В римско-католической церкви подобные скепсис и взыскательность в подходе к удостоверению чудес заявили о себе значительно раньше, чем в православии. Еще Тридентский собор ужесточил церковную регламентацию в этой сфере. Как уже отмечалось в главе 1, петровские и послепетровские меры по конфессиональному дисциплинированию православной паствы имели существенное сходство с усилиями Католической реформы по укреплению и унификации конфессионального самосознания католиков. Однако – о чем также речь шла выше – в течение XIX века высшая католическая иерархия смягчала прежнее неприятие неортодоксальных практик народного благочестия, так что повсюду в католической Европе возникали новые формы религиозности, отличавшиеся большей, чем ранее, спонтанностью и близостью к народным верованиям. В глазах недоброжелателей – а к ним принадлежали многие светские бюрократы в разных государствах – католическая церковь представала потворствующей суевериям плебса и не способной соблюдать ею же установленные тридентинские принципы. Именно таков был взгляд большинства виленских «ревизоров» католицизма.
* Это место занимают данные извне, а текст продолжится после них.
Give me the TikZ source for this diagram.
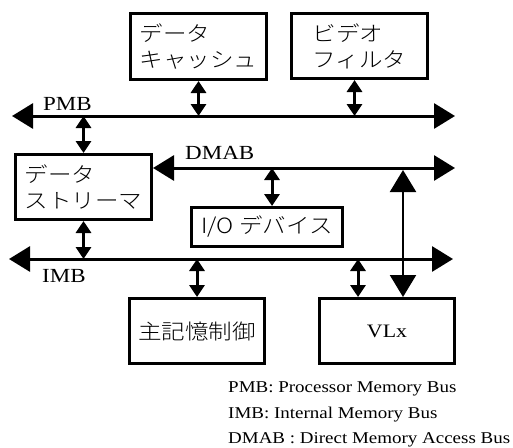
\documentclass[tikz,border=0pt]{standalone}
\usepackage{fontspec}
\setmainfont{Liberation Serif}[FakeStretch=1.15]
\newfontfamily\jafont{Noto Sans CJK JP Light}[FakeStretch=1.12]
\usetikzlibrary{arrows.meta}

\begin{document}
\begin{tikzpicture}[x=1pt,y=-1pt,
  box/.style={draw, line width=3pt, minimum width=136pt, minimum height=65pt,
    inner sep=0pt, align=left, font=\jafont\fontsize{21}{26}\selectfont},
  bus/.style={line width=3pt, {Triangle[length=21pt,width=25pt]}-{Triangle[length=21pt,width=25pt]}},
  link/.style={line width=3pt, {Triangle[length=12pt,width=15pt]}-{Triangle[length=12pt,width=15pt]}},
  buslabel/.style={anchor=base west, inner sep=0pt, font=\fontsize{20}{22}\selectfont},
  legend/.style={anchor=base west, inner sep=0pt, font=\fontsize{16.5}{20}\selectfont}]

\useasboundingbox (0,0) rectangle (513,447);

% the blocks
\node[box, minimum height=66pt] (cache) at (198.5,46.5) {データ\\キャッシュ};
\node[box] (video) at (359.5,46) {ビデオ\\フィルタ};
\node[box] (streamer) at (83.5,187) {データ\\ストリーマ};
\node[box, minimum width=151pt, minimum height=39pt] (io) at (267,227) {I/O デバイス};
\node[box, minimum width=135pt] (mainmem) at (197,331) {主記憶制御};
\node[box, minimum width=135pt, font=\fontsize{19}{22}\selectfont] (vlx) at (387,331) {VLx};

% the buses
\coordinate (pmbW) at (12,116);
\coordinate (pmbE) at (455,116);
\coordinate (dmabE) at (455,168);
\coordinate (imbW) at (9,259);
\coordinate (imbE) at (453,259);
\coordinate (vtop) at (403,170);

\draw[bus] (pmbW) -- (pmbE);
\draw[bus] (dmabE -| streamer.east) -- (dmabE);
\draw[bus] (imbW) -- (imbE);

\node[buslabel] (pmblabel) at (43,110) {PMB};
\node[buslabel] (dmablabel) at (185,159) {DMAB};
\node[buslabel] (imblabel) at (42,282) {IMB};

% links between blocks and buses
\draw[link] (cache.south) -- (cache.south |- pmbW);
\draw[link] ([xshift=-5pt]video.south) -- ([xshift=-5pt]video.south |- pmbW);
\draw[link] (streamer.north) -- (streamer.north |- pmbW);
\draw[link] (streamer.south) -- (streamer.south |- imbW);
\draw[link] ([xshift=5pt]io.north) -- ([xshift=5pt]io.north |- dmabE);
\draw[link] (mainmem.north) -- (mainmem.north |- imbW);
\draw[link] ([xshift=-29pt]vlx.north) -- ([xshift=-29pt]vlx.north |- imbW);

% VLx straight to the DMAB
\draw[line width=2.2pt, {Triangle[length=22pt,width=26pt]}-{Triangle[length=22pt,width=26pt]}]
  ([xshift=16pt]vlx.north) -- (vtop);

% legend
\node[legend] (leg1) at (228,392) {PMB: Processor Memory Bus};
\node[legend] (leg2) at (228,418) {IMB: Internal Memory Bus};
\node[legend] (leg3) at (228,443) {DMAB : Direct Memory Access Bus};

\end{tikzpicture}
\end{document}
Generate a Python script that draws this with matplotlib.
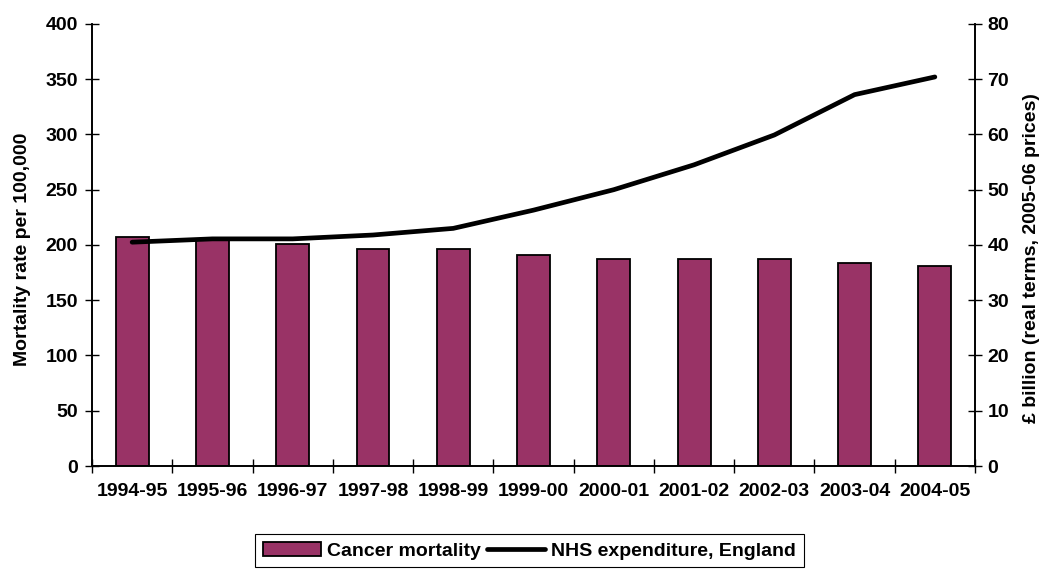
import matplotlib
matplotlib.use("Agg")
import matplotlib.pyplot as plt
import numpy as np

years = ["1994-95", "1995-96", "1996-97", "1997-98", "1998-99", "1999-00",
         "2000-01", "2001-02", "2002-03", "2003-04", "2004-05"]
cancer_mortality = [207, 205, 201, 196, 196, 191, 187, 187, 187, 184, 181]
nhs_expenditure = [40.5, 41.1, 41.1, 41.8, 43.0, 46.3, 50.0, 54.5, 59.9, 67.2, 70.4]

plt.rcParams['font.family'] = ['Liberation Sans', 'DejaVu Sans']
plt.rcParams['font.weight'] = 'bold'

FS = 14

fig = plt.figure(figsize=(10.42, 5.69), dpi=100)
ax = fig.add_axes([0.0883, 0.181, 0.8474, 0.777])
ax2 = ax.twinx()

x = np.arange(len(years))
bars = ax.bar(x, cancer_mortality, width=0.41, color='#993366',
              edgecolor='black', linewidth=1.3, label='Cancer mortality', zorder=2)
line, = ax2.plot(x, nhs_expenditure, color='black', linewidth=3.4,
                 solid_capstyle='round', label='NHS expenditure, England', zorder=3)

ax.set_xlim(-0.5, len(years) - 0.5)
ax.set_ylim(0, 400)
ax.set_yticks(np.arange(0, 401, 50))
ax2.set_ylim(0, 80)
ax2.set_yticks(np.arange(0, 81, 10))

ax.set_xticks(x)
ax.set_xticklabels(years, fontsize=FS, fontweight='bold')
ax.set_xticks(np.arange(-0.5, len(years) + 0.5, 1), minor=True)
ax.tick_params(axis='x', which='major', length=0, pad=12)
ax.tick_params(axis='x', which='minor', length=10, width=1, direction='inout')
ax.tick_params(axis='y', length=10, width=1, direction='inout', labelsize=FS, pad=5)
ax2.tick_params(axis='y', length=10, width=1, direction='inout', labelsize=FS, pad=4)
for lab in ax.get_yticklabels() + ax2.get_yticklabels():
    lab.set_fontweight('bold')

for a in (ax, ax2):
    a.spines['top'].set_visible(False)
    for s in ('left', 'right', 'bottom'):
        a.spines[s].set_linewidth(1.2)

ax.set_ylabel('Mortality rate per 100,000', fontsize=FS, fontweight='bold')
ax.yaxis.set_label_coords(-0.069, 0.49)
ax2.set_ylabel('£ billion (real terms, 2005-06 prices)', fontsize=FS,
               fontweight='bold', rotation=90)
ax2.yaxis.set_label_coords(1.054, 0.47)

ax2.set_zorder(ax.get_zorder() + 1)
ax2.patch.set_visible(False)

leg = fig.legend([bars, line], ['Cancer mortality', 'NHS expenditure, England'],
                 loc='lower center', bbox_to_anchor=(0.508, 0.003), ncol=2,
                 frameon=True, fancybox=False, edgecolor='black', framealpha=1,
                 prop={'weight': 'bold', 'size': FS}, handlelength=3.0,
                 handleheight=0.75, columnspacing=0.3, handletextpad=0.3,
                 borderpad=0.4, borderaxespad=0)
leg.get_frame().set_linewidth(0.8)

fig.savefig('out.png', dpi=100)
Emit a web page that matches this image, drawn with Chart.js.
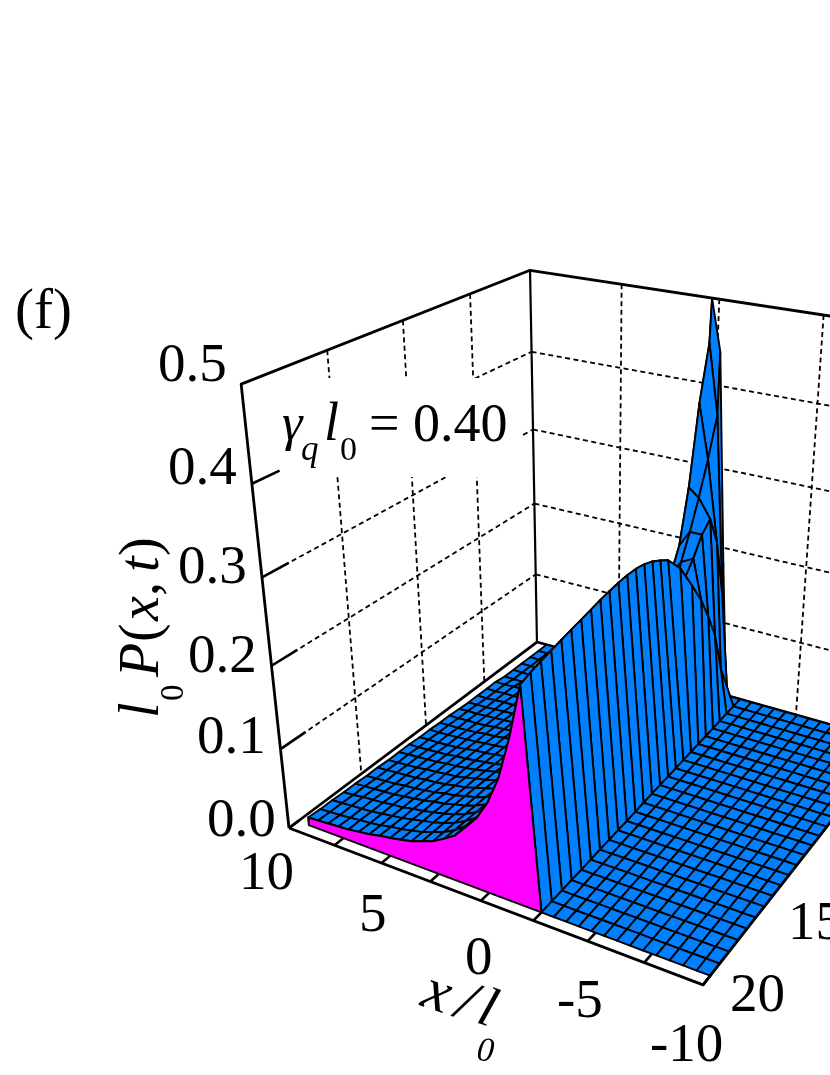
<!DOCTYPE html>
<html><head><meta charset="utf-8">
<style>html,body{margin:0;padding:0;background:#fff}canvas{display:block}</style>
<script src="https://cdn.jsdelivr.net/npm/chart.js@4"></script>
</head><body><canvas id="c" width="830" height="1075"></canvas>
<script>
// ---- tick labels ----
const zTicks = [0.0, 0.1, 0.2, 0.3, 0.4, 0.5];
const zTickLabels = ["0.0", "0.1", "0.2", "0.3", "0.4", "0.5"];
const xTicks = [10, 7.5, 5, 2.5, 0, -2.5, -5, -7.5, -10];
const xTickLabels = ["10", "5", "0", "-5", "-10"];
const tTickLabels = ["20", "15"];
const xGridValues = [5, 0, -5];
const tGridValues = [15, 10, 5];
const zGridValues = [0.1, 0.2, 0.3, 0.4];

// ---- surface ----
const tRows = [0,0.81,1.62,2.43,3.23,4.04,4.85,5.66,6.47,7.28,8.08,8.89,9.7,10.51,11.32,12.13,12.93,13.74,14.55,15.36,16.17,16.98,17.78,18.59,19.4];
const baseX = [-1.98,-2,-2.02,-2.04,-2.07,-2.09,-2.11,-2.13,-2.15,-2.18,-2.2,-2.22,-2.24,-2.26,-2.29,-2.31,-2.33,-2.35,-2.37,-2.4,-2.42,-2.44,-2.46,-2.48,-2.5];
const crestX = [-1.2,-1.6,-1.6,-1.6,-1.6,-1.6,-1.5,-1.3,-1.1,-1.14,-1.18,-1.22,-1.26,-1.3,-1.34,-1.38,-1.42,-1.46,-1.49,-1.52,-1.56,-1.6,-1.64,-1.69,-1.75];
const leftEdgeX = 9.4;
const floorCells = 13;
const nearSpikeColumns = [0,0.043,0.099,0.147,0.197,0.247,0.298,0.348,0.398,0.448,0.498,0.549,0.599,0.649,0.699,0.749,0.8,0.85,0.9,0.95,1];
const farColumns = [0,0.05,0.1,0.15,0.2,0.25,0.3,0.35,0.4,0.45,0.5,0.55,0.6,0.65,0.7,0.75,0.8,0.85,0.9,0.95,1];
// thousandths of l0 P, crest first, then towards x = +10 (missing values are zero)
const surfaceRows = [
[0,180,440,500],
[25,150,372,455,50,8,2],
[60,225,325,390,85,22,7,2,1],
[115,262,285,295,105,42,18,8,4,2,1],
[148,250,250,230,105,55,30,18,11,7,4,3,2,1,1],
[178,228,220,200,102,60,38,25,17,12,8,6,4,3,2,2,1],
[205,205,150,118,85,65,48,36,28,22,17,14,11,9,7,5,4,3,3,2,2],
[233,152,98,68,50,39,30,25,20,16,13,11,9,8,6,5,4,3,3,2,2],
[250,150,96,66,49,38,30,25,20,16,13,11,10,8,7,5,4,4,3,2,2],
[258,157,102,71,53,41,32,27,21,17,14,12,10,9,7,6,5,4,3,3,2],
[265,164,108,77,57,43,34,28,23,19,15,13,11,10,8,7,6,5,4,4,3],
[270,171,113,82,62,45,36,29,24,20,17,14,12,11,9,8,6,5,5,4,4],
[273,178,119,88,66,47,37,31,26,22,18,15,13,12,10,9,7,6,5,5,4],
[274,180,122,90,69,49,39,32,27,23,19,16,14,12,11,9,8,7,6,5,5],
[274,183,125,92,71,51,41,34,28,24,20,17,15,13,12,10,8,7,6,6,5],
[273,185,128,95,73,53,43,35,30,25,21,18,16,14,12,11,9,8,7,6,6],
[272,187,131,97,76,55,45,37,31,27,23,20,17,15,13,12,10,9,8,7,6],
[270,188,133,99,78,58,46,38,32,28,24,21,18,15,14,12,11,9,8,7,6],
[268,189,135,101,80,60,47,39,33,29,25,21,19,16,14,13,11,10,9,8,7],
[266,190,137,103,81,64,49,40,34,29,26,22,20,17,15,13,12,10,9,8,7],
[264,191,139,105,83,67,50,41,35,30,27,23,21,18,16,14,12,11,10,9,8],
[262,192,140,106,84,68,52,43,36,31,27,24,21,19,16,15,13,12,11,9,8],
[260,192,141,107,85,69,53,44,37,32,28,25,22,19,17,15,13,12,11,10,9],
[258,193,142,109,86,70,55,45,38,33,28,25,22,20,17,15,14,12,11,10,9],
[255,193,143,110,87,71,56,47,39,34,29,26,23,21,18,16,14,13,12,11,10]
];

// ---- view of the 3D box (perspective camera) ----
const view = {ox:289, oy:828, vx:[-2337,-167], vt:[1589,-147], vz:[593,3648], a:-0.1362, b:0.2357, c:-0.136};
function project(x, t, p){
  const u=(10-x)/20, v=(20-t)/20, w=p/0.5;
  const d=1+view.a*u+view.b*v+view.c*w;
  return {x:(view.ox+view.a*u*view.vx[0]+view.b*v*view.vt[0]+view.c*w*view.vz[0])/d,
          y:(view.oy+view.a*u*view.vx[1]+view.b*v*view.vt[1]+view.c*w*view.vz[1])/d};
}
const BLUE='#0080FF', MAGENTA='#FF00FF';
const sets=[];   // pushed back to front
function path(points,o){ sets.push(Object.assign({data:points,showLine:true,fill:false,borderColor:'#000',borderWidth:2.8,pointRadius:0,pointHitRadius:0,borderCapStyle:'butt',borderJoinStyle:'round',clip:false},o||{})); }
const dash={borderWidth:1.8,borderDash:[5,3.5]};

// walls: dashed grid
tGridValues.forEach(t=>path([project(10,t,0.5),project(10,t,0)],dash));
xGridValues.forEach(x=>path([project(x,0,0.5),project(x,0,0)],dash));
zGridValues.forEach(z=>{
  path([project(10,20,z),project(10,0,z)],dash);
  path([project(10,0,z),project(-10,0,z)],dash);
});
// white box behind the annotation
const maskCorners=[[252,378],[522,378],[522,477],[252,477]];
path(maskCorners.concat([maskCorners[0]]).map(c=>({x:c[0],y:c[1]})),{fill:'shape',backgroundColor:'#fff',borderColor:'#fff',borderWidth:0});
// z ticks
zGridValues.forEach(z=>path([project(10,20,z),project(10,18.4,z)],{borderWidth:2.6}));
// box
path([project(10,20,0),project(10,20,0.5),project(10,0,0.5),project(-10,0,0.5)]);
path([project(10,0,0.5),project(10,0,0)],{borderWidth:2.2});
path([project(10,20,0),project(10,0,0)]);
path([project(10,0,0),project(-10,0,0)]);
xTicks.forEach(x=>path([project(x,20,0),project(x,19.35,0)],{borderWidth:2.6}));

// surface, far rows first, x = +10 side first
const edge={borderWidth:1.9,borderColor:'#000',backgroundColor:BLUE,fill:'shape'};
function rowNodes(j){
  const nodes=[];
  for(let k=0;k<=floorCells;k++) nodes.push([-10+(baseX[j]+10)*k/floorCells,0]);
  const cols=j<7?nearSpikeColumns:farColumns;
  cols.forEach((f,i)=>{
    const val=surfaceRows[j][i]||0;
    nodes.push([crestX[j]+(leftEdgeX-crestX[j])*f,val/1000]);
  });
  return nodes;
}
const grid=tRows.map((t,j)=>rowNodes(j).map(n=>project(n[0],t,n[1])));
for(let j=0;j<tRows.length-1;j++){
  for(let i=grid[j].length-2;i>=0;i--){
    path([grid[j][i],grid[j][i+1],grid[j+1][i+1],grid[j+1][i],grid[j][i]],edge);
  }
}
// magenta skirt under the front row
{
  const last=tRows.length-1, front=rowNodes(last);
  const top=grid[last].slice(floorCells+1);
  const bottom=front.slice(floorCells+1).map(n=>project(n[0],tRows[last],0)).reverse();
  const base=project(baseX[last],tRows[last],0);
  path(top.concat([bottom[0],base,top[0]]),{fill:'shape',backgroundColor:MAGENTA,borderColor:'#000',borderWidth:2});
}
// front axes
path([project(10,20,0),project(-10,20,0),project(-10,0,0)]);

const F="'Liberation Serif','Times New Roman',serif";
const texts=[
 {s:"(f)",x:15,y:328,f:"57px "+F},
 {s:zTickLabels[5],x:158,y:381,f:"55px "+F},
 {s:zTickLabels[4],x:168,y:484,f:"55px "+F},
 {s:zTickLabels[3],x:178,y:583,f:"55px "+F},
 {s:zTickLabels[2],x:188,y:672,f:"55px "+F},
 {s:zTickLabels[1],x:197,y:753,f:"55px "+F},
 {s:zTickLabels[0],x:207,y:836,f:"55px "+F},
 {s:xTickLabels[0],x:239,y:889,f:"55px "+F},
 {s:xTickLabels[1],x:359,y:931,f:"55px "+F},
 {s:xTickLabels[2],x:465,y:974,f:"55px "+F},
 {s:xTickLabels[3],x:557,y:1017,f:"55px "+F},
 {s:xTickLabels[4],x:650,y:1061,f:"55px "+F},
 {s:tTickLabels[0],x:730,y:1011,f:"55px "+F},
 {s:tTickLabels[1],x:788,y:939,f:"55px "+F},
 {s:"\u03B3",x:282,y:440,f:"italic 52px "+F},
 {s:"q",x:301,y:460,f:"italic 35px "+F},
 {s:"l",x:324,y:440,f:"italic 54px "+F},
 {s:"0",x:340,y:460,f:"34px "+F},
 {s:"= 0.40",x:369,y:441,f:"54px "+F}
];
const rotated=[
 {s:"l",x:158,y:718,a:-Math.PI/2,f:"italic 56px "+F},
 {s:"0",x:183,y:701,a:-Math.PI/2,f:"33px "+F},
 {s:"P",x:158,y:677,a:-Math.PI/2,f:"italic 56px "+F},
 {s:"(",x:158,y:642,a:-Math.PI/2,f:"56px "+F},
 {s:"x",x:158,y:621,a:-Math.PI/2,f:"italic 56px "+F},
 {s:",",x:158,y:596,a:-Math.PI/2,f:"56px "+F},
 {s:"t",x:158,y:572,a:-Math.PI/2,f:"italic 56px "+F},
 {s:")",x:158,y:556,a:-Math.PI/2,f:"56px "+F},
 {s:"x",x:419,y:1005,a:0.33,f:"italic 60px "+F},
 {s:"/",x:453,y:1016,a:0.33,f:"italic 58px "+F},
 {s:"l",x:475,y:1022,a:0.33,f:"italic 56px "+F},
 {s:"0",x:476,y:1060,a:0.1,f:"italic 34px "+F}
];
const labelPlugin={id:'labels',afterDraw(ch){
  const c=ch.ctx, sx=ch.scales.x, sy=ch.scales.y;
  c.save(); c.fillStyle='#000'; c.textBaseline='alphabetic'; c.textAlign='left';
  texts.forEach(t=>{c.font=t.f;c.fillText(t.s,sx.getPixelForValue(t.x),sy.getPixelForValue(t.y));});
  rotated.forEach(t=>{c.save();c.translate(sx.getPixelForValue(t.x),sy.getPixelForValue(t.y));c.rotate(t.a);c.font=t.f;c.fillText(t.s,0,0);c.restore();});
  c.restore();
}};

new Chart(document.getElementById('c'),{
  type:'scatter',
  data:{datasets:sets.slice().reverse()},
  options:{responsive:false,animation:false,events:[],
    layout:{padding:0},
    plugins:{legend:{display:false},tooltip:{enabled:false},title:{display:false}},
    scales:{x:{type:'linear',min:0,max:830,display:false},y:{type:'linear',min:0,max:1075,reverse:true,display:false}}
  },
  plugins:[labelPlugin]
});
</script></body></html>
В конце 1866 года виленский губернатор С.Ф. Панютин, тесно сотрудничавший с Ревизионной комиссией, предлагая в специальном докладе генерал-губернатору запретить все католические братства, так обосновывал их «вредность»: «…они чрез посредство испытанных в фанатизме и наставленных в односторонних религиозных понятиях братчиков и сестер проводят обыкновенно между прихожанами разные нелепые слухи о мнимых чудесных явлениях, чудотворных иконах, совершающихся якобы исцелениях больных…» [969]. Дело выглядело так, будто римско-католическая церковь в бывших землях Речи Посполитой застряла на той стадии отношения к «предрассудкам» и «суевериям» паствы, которую церковь православная успешно преодолела в России еще под скипетром Петра I.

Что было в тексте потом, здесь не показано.